Stevie Cameron mentioned her oatmeal-free apple crisp a few times when she was guest speaker at the Knox Women’s Breakfast, so we asked her to share the recipe. Here are two versions, one for the family, and one for a crowd.
Recipe from the Fannie Farmer Boston Cooking School Cookbook
for a regular size pan. (Serves 6.)
- 5 cups peeled and sliced apples
- 1/3 cup water
- ¼ cup flour
- 1 cup brown sugar, packed
- ¼ tsp salt
- ½ teaspoon cinnamon
- 1/4 pound butter chopped into small pieces
Preheat the oven to 350 F
Butter a large baking dish (shallow-ish, not high)
Spread the apples in the dish
Sprinkle the water on top
Combine the flour, sugar, cinnamon, a little scrape or two of nutmeg & ¼ tsp salt.
Toss in the butter and stir the whole mess with a fork or a wooden spoon until the mixture is all well combined. Spread the topping over the apples. Bake at least 30 minutes; you want the apples cooked and soft and the topping melting and crumbly. Make sure you cover the apples with a nice fat layer, right to the edges. Don’t be mean with the topping – make extra if you need to. The finished crisp should have a layer of baked topping at least ½ or a whole inch thick, right to the edges.
Out of the Cold Apple Crisp
(To serve approximately 100.)
Use ceramic or sturdy metal pans with high sides – at least 3 inches high. Big metal church roasting pans are perfect.
APPLES:
- 1 ½ bushel cooking apples – Spys, Gravensteins, Macs, Ida Reds, Cortland’s, Spartan, Royal Gala.
Peeled, cored and sliced.
(Don’t slice the apples thinly or they will turn into applesauce. Unless they are huge, like large Spys, 8 slices or so per apple works. Spys are great because they are big, tart and full of flavor.)
TOPPING:
- 13 ½ cups all-purpose flour
18 cups packed brown sugar
9 cups butter (4 ½ pounds)
12 tbsp cinnamon
6 tbsp nutmeg
3 tbsp salt
Method for base:
Thickly butter 9 or 10 deep baking/casserole pans, each about 18” x 13”x 3”. Fill each buttered pan with sliced apples to about ¾ full.
Add 1 cup of water to each pan. Cover each pan of apples with 1 ½ batches of topping.
NB: Method for topping:
(Remember: you need 1 and ½ batches for each pan but a regular size food processor like a Cuisinart can only manage one batch at a time!).
For each batch of topping:
- 1 ½ cup all-purpose flour
2 cups packed brown sugar
1 cup butter, cut into pieces
4 tbsp cinnamon
1 tbsp nutmeg
Generous pinch salt
For each batch, put the above ingredients into the food processor and process until the mix has come together well into one large mass.
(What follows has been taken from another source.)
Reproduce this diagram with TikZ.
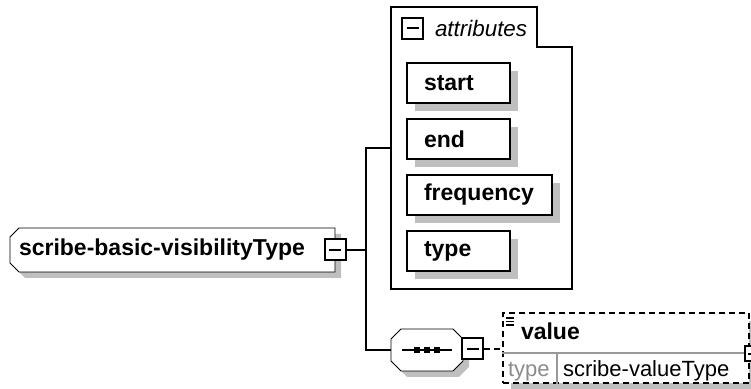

Remove and spread over most of the apples in one pan: make another batch and use half of it to complete the topping on the partly covered pan. Continue making batches of topping and covering the pans.
Bake the pans at 350 Fahrenheit for about an hour, until the topping has melted and started to caramelize a bit.
If it is crumbly and dry, it hasn’t cooked long enough or you might have forgotten to add water. The water turns syrupy, bubbles up and cooks with the topping to help make it candy-like on top.
Watch pans carefully; they shouldn’t scorch. The apples should be soft and thoroughly cooked – if they are still sticking out in pieces through the topping, they haven’t cooked enough. The finished desert will sink a lot – to about 2/3 its starting height – but it will be good.
Note: This recipe does not use oatmeal. Oatmeal turns it into Apple Crumble. Fine, but it’s not Apple Crisp.